In the entries below, repeat only the lines between those holding "Give me the matplotlib source for this chart." and "from matplotlib.ticker import MultipleLocator", inclusive. Leave pictures out.
[Begin Source records]
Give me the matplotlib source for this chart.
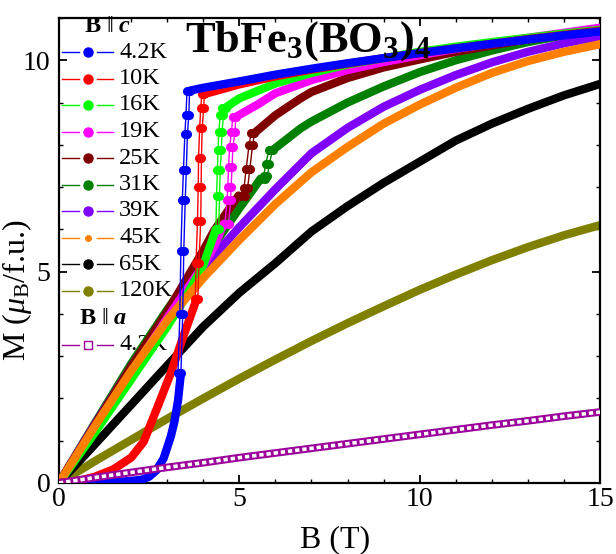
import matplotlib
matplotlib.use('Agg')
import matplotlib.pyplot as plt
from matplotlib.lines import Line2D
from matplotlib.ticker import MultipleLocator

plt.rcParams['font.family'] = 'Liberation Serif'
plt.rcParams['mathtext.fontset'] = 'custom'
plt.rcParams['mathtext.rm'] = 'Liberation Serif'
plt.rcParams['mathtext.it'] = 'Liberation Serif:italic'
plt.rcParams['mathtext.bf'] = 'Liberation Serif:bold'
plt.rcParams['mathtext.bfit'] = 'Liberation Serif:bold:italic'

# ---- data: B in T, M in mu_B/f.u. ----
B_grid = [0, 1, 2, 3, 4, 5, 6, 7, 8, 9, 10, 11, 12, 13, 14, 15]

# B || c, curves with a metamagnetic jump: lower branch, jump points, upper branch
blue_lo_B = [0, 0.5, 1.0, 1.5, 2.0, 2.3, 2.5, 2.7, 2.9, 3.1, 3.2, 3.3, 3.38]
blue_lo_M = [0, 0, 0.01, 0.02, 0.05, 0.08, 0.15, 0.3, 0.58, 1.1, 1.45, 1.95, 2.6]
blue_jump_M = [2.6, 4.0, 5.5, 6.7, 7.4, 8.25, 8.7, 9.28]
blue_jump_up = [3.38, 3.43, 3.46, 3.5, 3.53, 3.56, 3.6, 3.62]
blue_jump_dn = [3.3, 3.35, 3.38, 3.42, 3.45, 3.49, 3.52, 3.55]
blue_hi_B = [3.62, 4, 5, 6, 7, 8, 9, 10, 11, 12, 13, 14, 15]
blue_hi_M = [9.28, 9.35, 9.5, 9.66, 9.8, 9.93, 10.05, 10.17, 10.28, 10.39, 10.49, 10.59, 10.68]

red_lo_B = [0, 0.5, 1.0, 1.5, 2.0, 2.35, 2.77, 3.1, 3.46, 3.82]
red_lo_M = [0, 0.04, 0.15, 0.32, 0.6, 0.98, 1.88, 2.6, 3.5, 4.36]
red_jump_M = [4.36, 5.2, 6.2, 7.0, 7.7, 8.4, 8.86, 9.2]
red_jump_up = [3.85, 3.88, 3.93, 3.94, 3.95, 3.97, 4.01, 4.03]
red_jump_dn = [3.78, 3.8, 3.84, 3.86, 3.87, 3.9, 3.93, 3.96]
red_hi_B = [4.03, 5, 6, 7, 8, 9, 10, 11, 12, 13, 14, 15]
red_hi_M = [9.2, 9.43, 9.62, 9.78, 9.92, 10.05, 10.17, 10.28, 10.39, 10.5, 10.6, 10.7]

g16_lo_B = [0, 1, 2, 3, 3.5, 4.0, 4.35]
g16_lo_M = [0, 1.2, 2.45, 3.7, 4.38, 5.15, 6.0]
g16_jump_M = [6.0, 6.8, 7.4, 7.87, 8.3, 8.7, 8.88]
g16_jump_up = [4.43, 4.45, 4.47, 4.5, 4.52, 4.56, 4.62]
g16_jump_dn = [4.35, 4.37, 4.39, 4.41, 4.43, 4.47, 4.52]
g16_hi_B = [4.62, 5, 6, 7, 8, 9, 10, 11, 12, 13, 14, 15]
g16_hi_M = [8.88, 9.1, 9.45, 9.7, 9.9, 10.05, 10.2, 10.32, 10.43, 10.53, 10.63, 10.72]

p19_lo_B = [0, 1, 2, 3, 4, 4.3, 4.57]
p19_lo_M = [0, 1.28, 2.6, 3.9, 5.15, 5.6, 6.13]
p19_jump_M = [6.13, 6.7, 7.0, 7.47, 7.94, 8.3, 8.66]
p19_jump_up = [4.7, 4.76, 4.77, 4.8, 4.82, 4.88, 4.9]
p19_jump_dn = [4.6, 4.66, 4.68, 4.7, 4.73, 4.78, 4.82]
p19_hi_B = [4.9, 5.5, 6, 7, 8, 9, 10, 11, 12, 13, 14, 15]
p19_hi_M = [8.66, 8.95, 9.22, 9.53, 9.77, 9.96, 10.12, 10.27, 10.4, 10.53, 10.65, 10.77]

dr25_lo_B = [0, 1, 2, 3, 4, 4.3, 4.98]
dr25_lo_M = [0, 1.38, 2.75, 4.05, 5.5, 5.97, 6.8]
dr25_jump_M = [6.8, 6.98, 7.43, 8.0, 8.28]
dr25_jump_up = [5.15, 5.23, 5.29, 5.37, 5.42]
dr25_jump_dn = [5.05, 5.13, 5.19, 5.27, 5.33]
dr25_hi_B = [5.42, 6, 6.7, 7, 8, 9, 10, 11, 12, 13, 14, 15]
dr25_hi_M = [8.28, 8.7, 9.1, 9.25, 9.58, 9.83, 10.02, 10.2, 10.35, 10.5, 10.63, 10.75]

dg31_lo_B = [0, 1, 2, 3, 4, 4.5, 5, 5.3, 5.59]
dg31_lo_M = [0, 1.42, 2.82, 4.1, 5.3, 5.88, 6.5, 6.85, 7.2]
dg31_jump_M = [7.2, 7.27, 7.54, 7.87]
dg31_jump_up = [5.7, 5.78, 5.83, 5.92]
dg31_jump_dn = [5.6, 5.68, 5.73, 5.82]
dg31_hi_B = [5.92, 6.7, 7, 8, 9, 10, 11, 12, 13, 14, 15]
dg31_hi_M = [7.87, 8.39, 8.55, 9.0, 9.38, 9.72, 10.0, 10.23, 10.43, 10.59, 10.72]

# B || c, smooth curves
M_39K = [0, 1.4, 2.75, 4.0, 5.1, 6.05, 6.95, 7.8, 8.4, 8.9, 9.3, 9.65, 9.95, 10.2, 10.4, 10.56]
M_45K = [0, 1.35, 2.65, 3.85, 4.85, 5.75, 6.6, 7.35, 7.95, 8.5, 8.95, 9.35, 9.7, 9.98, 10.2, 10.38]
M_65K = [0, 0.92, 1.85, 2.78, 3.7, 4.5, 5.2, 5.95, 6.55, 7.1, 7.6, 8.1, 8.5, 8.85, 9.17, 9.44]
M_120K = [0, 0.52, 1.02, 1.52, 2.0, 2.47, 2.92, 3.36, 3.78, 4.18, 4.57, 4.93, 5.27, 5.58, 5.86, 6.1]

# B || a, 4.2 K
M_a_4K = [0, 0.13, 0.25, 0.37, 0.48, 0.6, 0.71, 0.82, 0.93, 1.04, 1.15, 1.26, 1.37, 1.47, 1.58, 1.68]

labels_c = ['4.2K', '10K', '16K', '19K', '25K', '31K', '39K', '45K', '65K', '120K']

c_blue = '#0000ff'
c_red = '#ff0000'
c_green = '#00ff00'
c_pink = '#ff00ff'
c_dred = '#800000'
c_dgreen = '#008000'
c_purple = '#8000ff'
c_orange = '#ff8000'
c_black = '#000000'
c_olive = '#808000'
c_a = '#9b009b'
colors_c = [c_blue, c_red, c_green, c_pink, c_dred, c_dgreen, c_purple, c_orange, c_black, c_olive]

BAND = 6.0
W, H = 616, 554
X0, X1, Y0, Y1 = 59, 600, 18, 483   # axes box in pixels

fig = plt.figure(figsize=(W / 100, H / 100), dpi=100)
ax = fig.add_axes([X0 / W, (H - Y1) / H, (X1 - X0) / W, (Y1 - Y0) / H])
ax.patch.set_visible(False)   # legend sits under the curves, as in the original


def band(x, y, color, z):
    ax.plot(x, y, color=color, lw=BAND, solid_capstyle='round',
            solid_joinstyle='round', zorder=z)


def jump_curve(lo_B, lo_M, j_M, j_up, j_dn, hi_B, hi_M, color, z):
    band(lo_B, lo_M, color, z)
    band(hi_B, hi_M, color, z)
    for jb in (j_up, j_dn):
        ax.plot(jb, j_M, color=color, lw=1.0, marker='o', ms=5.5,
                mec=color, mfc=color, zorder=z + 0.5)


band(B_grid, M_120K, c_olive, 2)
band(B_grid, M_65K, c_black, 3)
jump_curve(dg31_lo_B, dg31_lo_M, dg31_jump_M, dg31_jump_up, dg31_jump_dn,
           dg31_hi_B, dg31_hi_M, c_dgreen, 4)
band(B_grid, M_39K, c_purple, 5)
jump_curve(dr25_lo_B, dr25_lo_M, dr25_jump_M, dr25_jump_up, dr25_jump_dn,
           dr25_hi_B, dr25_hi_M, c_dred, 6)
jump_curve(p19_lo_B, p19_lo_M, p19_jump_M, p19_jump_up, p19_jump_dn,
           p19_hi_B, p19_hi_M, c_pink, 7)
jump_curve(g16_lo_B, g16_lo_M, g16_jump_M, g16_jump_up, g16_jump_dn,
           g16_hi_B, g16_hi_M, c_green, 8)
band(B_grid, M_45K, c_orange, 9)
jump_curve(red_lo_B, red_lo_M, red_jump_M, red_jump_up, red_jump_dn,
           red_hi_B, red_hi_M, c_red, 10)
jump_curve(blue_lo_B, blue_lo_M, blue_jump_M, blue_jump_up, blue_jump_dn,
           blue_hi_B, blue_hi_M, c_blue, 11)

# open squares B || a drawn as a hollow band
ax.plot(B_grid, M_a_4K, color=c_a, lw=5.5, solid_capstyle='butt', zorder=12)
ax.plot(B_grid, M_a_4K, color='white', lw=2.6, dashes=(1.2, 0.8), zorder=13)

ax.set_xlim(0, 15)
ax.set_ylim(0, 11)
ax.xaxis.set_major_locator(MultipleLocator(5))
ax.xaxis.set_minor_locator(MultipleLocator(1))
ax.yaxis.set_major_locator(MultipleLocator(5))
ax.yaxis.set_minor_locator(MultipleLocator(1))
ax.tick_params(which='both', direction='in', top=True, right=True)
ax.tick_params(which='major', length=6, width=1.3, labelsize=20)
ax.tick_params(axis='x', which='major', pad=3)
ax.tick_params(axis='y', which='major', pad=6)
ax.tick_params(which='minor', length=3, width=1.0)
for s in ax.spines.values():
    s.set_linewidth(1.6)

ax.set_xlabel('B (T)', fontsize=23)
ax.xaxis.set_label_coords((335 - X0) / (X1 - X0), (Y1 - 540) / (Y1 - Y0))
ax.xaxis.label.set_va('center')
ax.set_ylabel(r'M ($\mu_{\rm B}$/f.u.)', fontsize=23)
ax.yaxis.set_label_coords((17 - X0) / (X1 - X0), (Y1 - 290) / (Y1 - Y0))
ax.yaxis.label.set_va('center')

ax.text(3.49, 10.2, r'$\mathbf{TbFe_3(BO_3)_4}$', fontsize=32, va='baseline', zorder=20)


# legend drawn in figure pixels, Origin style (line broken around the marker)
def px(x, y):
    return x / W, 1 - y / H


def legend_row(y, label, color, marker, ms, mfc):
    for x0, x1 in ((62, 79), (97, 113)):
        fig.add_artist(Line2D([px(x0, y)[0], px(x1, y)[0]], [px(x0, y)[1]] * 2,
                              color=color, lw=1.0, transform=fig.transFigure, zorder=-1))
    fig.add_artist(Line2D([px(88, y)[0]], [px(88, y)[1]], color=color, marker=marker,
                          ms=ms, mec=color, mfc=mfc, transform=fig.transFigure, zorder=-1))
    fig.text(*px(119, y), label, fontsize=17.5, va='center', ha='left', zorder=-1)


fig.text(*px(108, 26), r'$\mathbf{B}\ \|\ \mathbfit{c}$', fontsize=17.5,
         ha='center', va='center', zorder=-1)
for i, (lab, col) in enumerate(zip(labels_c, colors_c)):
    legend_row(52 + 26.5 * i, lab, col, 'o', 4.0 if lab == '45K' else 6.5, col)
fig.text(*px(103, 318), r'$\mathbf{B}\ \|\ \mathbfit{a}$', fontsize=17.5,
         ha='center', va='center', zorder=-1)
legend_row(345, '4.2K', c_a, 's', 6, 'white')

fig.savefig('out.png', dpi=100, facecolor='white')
[End Source records]
[Begin Source records]
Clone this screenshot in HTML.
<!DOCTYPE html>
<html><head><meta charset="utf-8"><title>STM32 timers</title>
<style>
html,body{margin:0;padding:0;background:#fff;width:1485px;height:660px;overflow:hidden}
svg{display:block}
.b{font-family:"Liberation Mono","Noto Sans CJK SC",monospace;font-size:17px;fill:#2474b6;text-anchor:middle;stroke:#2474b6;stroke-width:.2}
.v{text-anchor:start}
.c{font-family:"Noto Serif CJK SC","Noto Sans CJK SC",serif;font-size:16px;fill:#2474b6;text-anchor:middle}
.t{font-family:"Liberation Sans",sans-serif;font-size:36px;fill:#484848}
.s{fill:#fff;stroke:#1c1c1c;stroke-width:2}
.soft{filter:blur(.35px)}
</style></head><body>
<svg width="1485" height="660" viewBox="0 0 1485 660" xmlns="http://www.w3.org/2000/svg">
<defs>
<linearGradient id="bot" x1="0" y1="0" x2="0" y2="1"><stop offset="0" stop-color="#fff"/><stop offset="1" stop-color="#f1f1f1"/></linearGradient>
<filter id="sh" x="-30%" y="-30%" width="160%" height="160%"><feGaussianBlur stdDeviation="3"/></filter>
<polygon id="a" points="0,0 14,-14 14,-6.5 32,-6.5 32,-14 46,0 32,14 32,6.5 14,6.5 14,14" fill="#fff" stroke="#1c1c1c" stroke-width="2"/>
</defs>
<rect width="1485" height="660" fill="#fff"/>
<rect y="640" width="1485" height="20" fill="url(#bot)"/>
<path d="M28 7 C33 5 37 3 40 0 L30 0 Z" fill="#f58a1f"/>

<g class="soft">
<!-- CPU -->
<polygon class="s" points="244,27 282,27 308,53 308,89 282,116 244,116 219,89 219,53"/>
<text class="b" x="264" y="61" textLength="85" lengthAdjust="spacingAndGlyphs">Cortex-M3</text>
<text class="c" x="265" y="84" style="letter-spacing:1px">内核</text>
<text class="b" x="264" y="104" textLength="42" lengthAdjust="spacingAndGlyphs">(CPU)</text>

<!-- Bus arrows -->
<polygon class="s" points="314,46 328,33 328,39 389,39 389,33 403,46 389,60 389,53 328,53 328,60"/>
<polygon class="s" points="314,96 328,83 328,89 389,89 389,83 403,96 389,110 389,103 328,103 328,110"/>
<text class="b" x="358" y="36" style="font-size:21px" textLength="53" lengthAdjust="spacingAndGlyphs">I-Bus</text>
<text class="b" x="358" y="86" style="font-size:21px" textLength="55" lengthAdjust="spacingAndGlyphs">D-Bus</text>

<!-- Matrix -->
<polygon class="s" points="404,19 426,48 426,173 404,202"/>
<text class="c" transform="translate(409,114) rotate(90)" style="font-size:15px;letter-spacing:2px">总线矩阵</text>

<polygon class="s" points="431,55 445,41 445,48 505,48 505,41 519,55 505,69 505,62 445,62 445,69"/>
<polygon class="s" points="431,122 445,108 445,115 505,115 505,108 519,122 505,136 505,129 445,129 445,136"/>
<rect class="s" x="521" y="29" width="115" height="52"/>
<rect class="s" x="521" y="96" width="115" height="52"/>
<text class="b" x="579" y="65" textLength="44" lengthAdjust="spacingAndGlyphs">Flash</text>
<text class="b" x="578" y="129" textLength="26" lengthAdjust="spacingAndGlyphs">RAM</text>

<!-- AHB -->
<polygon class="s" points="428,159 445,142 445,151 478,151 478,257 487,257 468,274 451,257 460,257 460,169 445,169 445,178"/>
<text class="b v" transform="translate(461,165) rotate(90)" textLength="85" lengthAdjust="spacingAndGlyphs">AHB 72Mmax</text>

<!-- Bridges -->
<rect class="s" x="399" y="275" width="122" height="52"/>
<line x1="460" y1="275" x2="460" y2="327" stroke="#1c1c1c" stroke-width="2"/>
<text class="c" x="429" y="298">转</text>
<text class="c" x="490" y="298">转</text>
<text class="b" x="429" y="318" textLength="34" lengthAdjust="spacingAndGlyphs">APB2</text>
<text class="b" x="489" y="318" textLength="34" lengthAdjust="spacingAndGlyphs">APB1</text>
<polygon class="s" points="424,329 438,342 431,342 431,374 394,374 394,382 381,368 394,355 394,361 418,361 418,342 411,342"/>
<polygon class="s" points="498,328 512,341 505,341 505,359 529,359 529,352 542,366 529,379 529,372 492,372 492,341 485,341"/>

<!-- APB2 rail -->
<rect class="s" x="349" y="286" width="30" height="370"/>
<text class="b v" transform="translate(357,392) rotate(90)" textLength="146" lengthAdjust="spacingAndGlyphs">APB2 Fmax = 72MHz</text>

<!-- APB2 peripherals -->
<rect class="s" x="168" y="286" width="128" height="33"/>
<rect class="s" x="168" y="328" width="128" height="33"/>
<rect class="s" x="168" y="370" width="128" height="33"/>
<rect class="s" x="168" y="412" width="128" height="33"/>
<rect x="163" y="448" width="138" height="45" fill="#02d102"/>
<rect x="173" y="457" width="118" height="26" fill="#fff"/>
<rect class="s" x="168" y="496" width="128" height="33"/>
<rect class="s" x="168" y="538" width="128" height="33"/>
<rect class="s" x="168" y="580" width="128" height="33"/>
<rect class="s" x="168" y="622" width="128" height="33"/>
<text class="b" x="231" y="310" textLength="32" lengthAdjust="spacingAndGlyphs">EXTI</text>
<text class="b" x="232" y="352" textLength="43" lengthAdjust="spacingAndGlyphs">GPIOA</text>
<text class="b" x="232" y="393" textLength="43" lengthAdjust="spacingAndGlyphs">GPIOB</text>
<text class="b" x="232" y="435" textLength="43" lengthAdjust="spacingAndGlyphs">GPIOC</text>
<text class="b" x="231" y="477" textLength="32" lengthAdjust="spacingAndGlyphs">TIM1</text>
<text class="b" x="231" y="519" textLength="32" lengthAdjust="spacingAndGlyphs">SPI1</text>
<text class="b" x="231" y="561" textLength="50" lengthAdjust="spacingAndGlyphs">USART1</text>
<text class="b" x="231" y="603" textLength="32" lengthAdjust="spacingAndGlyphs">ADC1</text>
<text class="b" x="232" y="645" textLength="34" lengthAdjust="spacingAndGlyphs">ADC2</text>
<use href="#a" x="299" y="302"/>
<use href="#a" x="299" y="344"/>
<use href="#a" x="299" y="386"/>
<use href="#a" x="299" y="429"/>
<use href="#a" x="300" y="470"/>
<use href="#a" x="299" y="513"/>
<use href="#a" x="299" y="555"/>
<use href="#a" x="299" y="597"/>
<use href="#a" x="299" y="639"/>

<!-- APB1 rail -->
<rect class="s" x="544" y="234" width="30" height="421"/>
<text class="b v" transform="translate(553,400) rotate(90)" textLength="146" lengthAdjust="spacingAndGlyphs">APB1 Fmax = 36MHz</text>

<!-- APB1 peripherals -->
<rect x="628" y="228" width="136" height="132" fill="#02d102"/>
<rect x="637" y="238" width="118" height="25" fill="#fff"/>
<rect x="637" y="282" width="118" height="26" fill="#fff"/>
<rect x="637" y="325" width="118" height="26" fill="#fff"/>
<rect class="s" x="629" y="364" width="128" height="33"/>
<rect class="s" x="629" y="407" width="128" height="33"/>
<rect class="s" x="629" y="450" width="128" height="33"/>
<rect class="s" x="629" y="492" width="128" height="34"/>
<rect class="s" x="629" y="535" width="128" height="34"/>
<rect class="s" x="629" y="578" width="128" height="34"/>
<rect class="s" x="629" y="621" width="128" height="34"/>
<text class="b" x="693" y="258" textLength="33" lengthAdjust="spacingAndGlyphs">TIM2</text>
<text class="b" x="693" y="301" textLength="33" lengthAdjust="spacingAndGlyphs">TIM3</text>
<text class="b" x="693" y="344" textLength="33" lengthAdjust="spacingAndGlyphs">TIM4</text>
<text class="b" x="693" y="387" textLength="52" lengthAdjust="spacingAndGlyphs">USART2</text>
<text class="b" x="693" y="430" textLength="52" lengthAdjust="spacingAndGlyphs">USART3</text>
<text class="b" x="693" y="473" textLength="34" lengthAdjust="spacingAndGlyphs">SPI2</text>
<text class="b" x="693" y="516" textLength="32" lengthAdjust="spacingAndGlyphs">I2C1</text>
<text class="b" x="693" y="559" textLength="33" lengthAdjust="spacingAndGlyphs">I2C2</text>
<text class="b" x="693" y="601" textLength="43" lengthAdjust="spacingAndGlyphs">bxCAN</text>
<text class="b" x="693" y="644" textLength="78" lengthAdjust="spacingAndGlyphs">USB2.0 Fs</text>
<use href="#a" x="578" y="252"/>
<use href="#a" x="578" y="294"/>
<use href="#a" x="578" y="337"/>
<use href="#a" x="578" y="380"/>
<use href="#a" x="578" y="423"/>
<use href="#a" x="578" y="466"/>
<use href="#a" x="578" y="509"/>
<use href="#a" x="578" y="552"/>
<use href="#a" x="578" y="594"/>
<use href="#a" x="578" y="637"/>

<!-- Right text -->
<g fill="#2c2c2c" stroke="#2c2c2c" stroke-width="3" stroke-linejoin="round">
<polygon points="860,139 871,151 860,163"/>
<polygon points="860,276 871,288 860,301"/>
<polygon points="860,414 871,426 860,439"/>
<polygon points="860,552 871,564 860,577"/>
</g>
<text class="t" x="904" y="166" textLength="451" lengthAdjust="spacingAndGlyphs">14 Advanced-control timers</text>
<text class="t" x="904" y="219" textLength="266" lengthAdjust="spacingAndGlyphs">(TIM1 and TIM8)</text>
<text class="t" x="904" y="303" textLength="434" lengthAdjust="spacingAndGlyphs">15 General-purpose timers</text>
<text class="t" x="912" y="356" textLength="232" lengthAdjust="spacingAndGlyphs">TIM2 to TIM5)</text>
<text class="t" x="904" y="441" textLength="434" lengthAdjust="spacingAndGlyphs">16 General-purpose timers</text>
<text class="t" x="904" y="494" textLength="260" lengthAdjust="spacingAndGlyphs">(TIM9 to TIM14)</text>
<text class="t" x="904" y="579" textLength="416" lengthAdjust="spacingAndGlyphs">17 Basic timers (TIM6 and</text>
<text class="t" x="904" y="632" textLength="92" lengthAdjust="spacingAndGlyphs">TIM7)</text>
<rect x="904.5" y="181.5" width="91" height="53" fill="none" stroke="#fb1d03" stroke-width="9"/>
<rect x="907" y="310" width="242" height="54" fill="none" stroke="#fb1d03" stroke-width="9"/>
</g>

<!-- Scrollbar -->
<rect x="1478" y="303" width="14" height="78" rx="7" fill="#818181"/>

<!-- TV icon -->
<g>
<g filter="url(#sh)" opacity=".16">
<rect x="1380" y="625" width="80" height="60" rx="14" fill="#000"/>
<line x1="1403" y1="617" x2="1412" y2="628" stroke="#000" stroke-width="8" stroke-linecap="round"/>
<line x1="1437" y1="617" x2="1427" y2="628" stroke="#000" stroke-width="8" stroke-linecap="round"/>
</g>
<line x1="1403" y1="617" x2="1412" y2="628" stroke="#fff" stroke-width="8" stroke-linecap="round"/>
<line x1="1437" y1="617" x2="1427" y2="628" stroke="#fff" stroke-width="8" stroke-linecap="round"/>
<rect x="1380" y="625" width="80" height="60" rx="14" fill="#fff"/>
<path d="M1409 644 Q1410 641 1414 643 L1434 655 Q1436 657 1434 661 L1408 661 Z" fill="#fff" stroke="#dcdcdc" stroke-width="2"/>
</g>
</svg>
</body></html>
[End Source records]
**Worked solution:**
Give me the matplotlib source for this chart.
import matplotlib
matplotlib.use('Agg')
import matplotlib.pyplot as plt
from matplotlib.lines import Line2D
from matplotlib.ticker import MultipleLocator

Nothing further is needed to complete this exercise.